Recently, as you have heard, the population of Quebec had to decide if they wanted Quebec to separate from Canada or remain a province. Being a separatist myself, I was hoping to contribute to the birth of a new country. One of my reasons for voting "yes" was to stop needlessly paying for both federal and provincial departments that seemed to do the same job. (For example, the Canadian Justice Department and the Quebec Justice Department.) I think it is a total waste of money that could be used otherwise. Don't get me wrong here, I've always been proud to be a Canadian citizen; as a matter of fact, I am a former officer in the Canadian Navy. I just think that if there is a better way to spend our money, let's do it!

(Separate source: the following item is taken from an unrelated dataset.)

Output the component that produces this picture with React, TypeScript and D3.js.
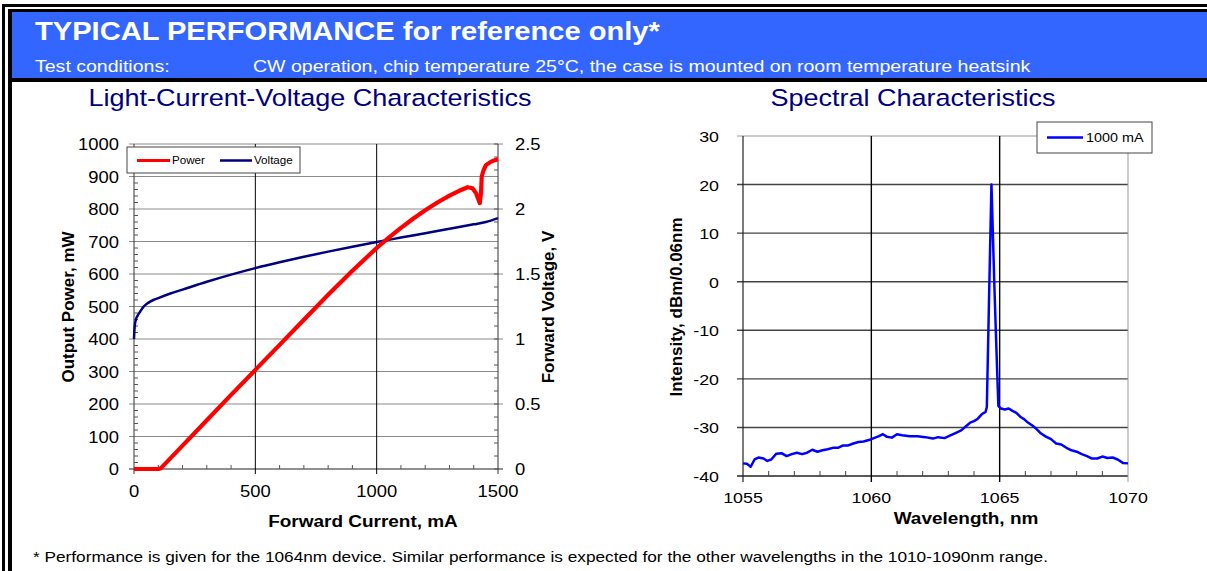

I met my wife, Deanna, in the service when we were both stationed on the west coast. Deanna comes from Ontario and speaks English; therefore, she was more inclined to vote for the Canadian unity, which is totally understandable. We respected each other's choice without any problem. Anyway, last October 30, I bought a cigar to celebrate a potential victory of the "yes" vote. I picked a Dominican--they are my favorite, as I prefer smooth cigars. I chose an Ashton Churchill. To my humble point of view, they are as great as my wife's eyes! As you know, the results of the vote were 50.6 percent for the "no" and 49.4 percent in favor of the separation. What a battle, wasn't it?
So in the end, it seemed that I had nothing to celebrate. My wife, on the other hand, pulled out an Arturo Fuente Double Chateau and lit it up with obvious satisfaction! (Cigar smoking is one of the many things we enjoy sharing.) Also being a former officer, it was as if she was celebrating her victory after a long battle! So there I was, in the living room, watching Deanna celebrating as I sat in utter disappointment! After all, there was no way I was going to smoke that cigar just for the heck of it. So after a few minutes, I lit up, deciding to celebrate the maturity of all voters, considering that nobody was hurt or killed for their allegiance. This was a reason worth celebrating, don't you think?
By the way, I just finished reading your Winter 1995/96 issue with Tom Selleck on the cover. My question is, who's the genius that said perfection is not of this world?! Long life to your work of art, Marvin!